Kenya's Sugar Industry on Brink of Collapse ¶
Published on July 17, 2019
Kenya's sugar industry has many natural advantages, but policy and public mismanagement have undermined its productivity, leading to a slump. When import protection ends, the industry will be undercut by cheaper imported sugar, resulting in huge costs to Kenya.
Approximately 250,000 farmers grow sugar cane, and up to six million Kenyans depend on Kenyan sugar for their livelihood. Locally produced sugar saves the country between Ksh 40 billion and Ksh 55 billion annually in import costs, which is crucial as the trade deficit continues to grow and put downward pressure on the value of the shilling.
However, the government's proposed new regulations appear unjustified and inexplicable, especially considering that COMESA has warned against further extensions in protecting domestic sugar production from imports. Kenyan sugar production costs $870 per tonne, compared to $350 per tonne in Malawi and $400 per tonne in Egypt.
The proposed new controls comprise an old-fashioned model of state intervention that will further load costs and prevent key corrections to reduce Kenyan production costs. The starting point for Kenya's excessive costs is seeds, as farmers still use old-fashioned, low-yield seeds, resulting in lower sugar production per hectare compared to competitors.

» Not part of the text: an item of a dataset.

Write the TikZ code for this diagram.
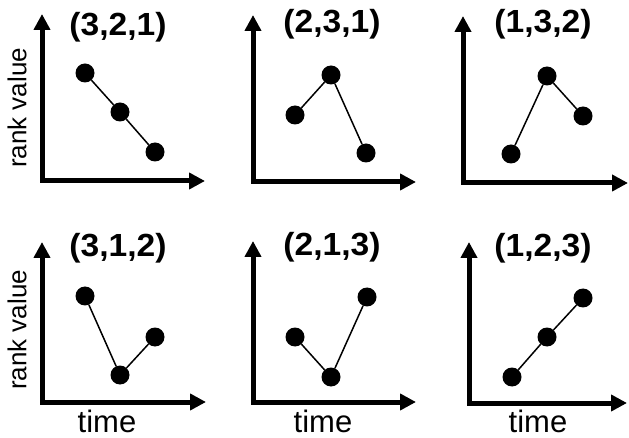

A clear jumpstart would have come from regulations encouraging entrepreneurs to produce high-yield seeds developed by the Kenya Sugar Research Foundation (KESREF) and already released for commercial production. Delivering on the Crops Act's commitment to extension services to get farmers to switch to better seeds would have lifted yields by up to 100%.
Instead, the regulations put sugar cane seed production under the control of the Sugar Directorate, taking it away from the Kenya Plant Health Inspectorate Service (KEPHIS) that handles all of the country's seed licensing. This will be costly and time-consuming, and only replace what KEPHIS already does.
The next 'dead hand' on Kenyan sugar production is the mismanagement and inefficiency of our mills. We produce around 5.3m tonnes of sugar cane a year, and have 16 sugar mills, while Egypt produces only half as much sugar cane at 2.8m tonnes, and has just 14 mills. Yet Egypt produces nearly five times the sugar that we do.
The regulations introduce zoning, which means every farmer growing sugar cane is assigned just one mill they can sell to. This has been proven to deter farmers and prevent key corrections to reduce Kenyan production costs. In Australia, the introduction of zoning damaged a once thriving industry, delivering a constant average fall in sugar cane production of 2.6 per cent a year.
The new regulations also introduce extraordinary new rules around mill investments, such that investors must put in place high-powered management teams up to two years before getting licenses or going into operation, and must build sugar mills first, before finding out if they can be licensed. No investor will take such a risk, investing millions on the hope of a possible subsequent license to operate.
Perhaps not surprisingly, the new regulations are also not legal. In addition to breaching the Constitution and multiple other laws, they never underwent an impact assessment, which is required as a matter of law in creating new regulations that affect large populations.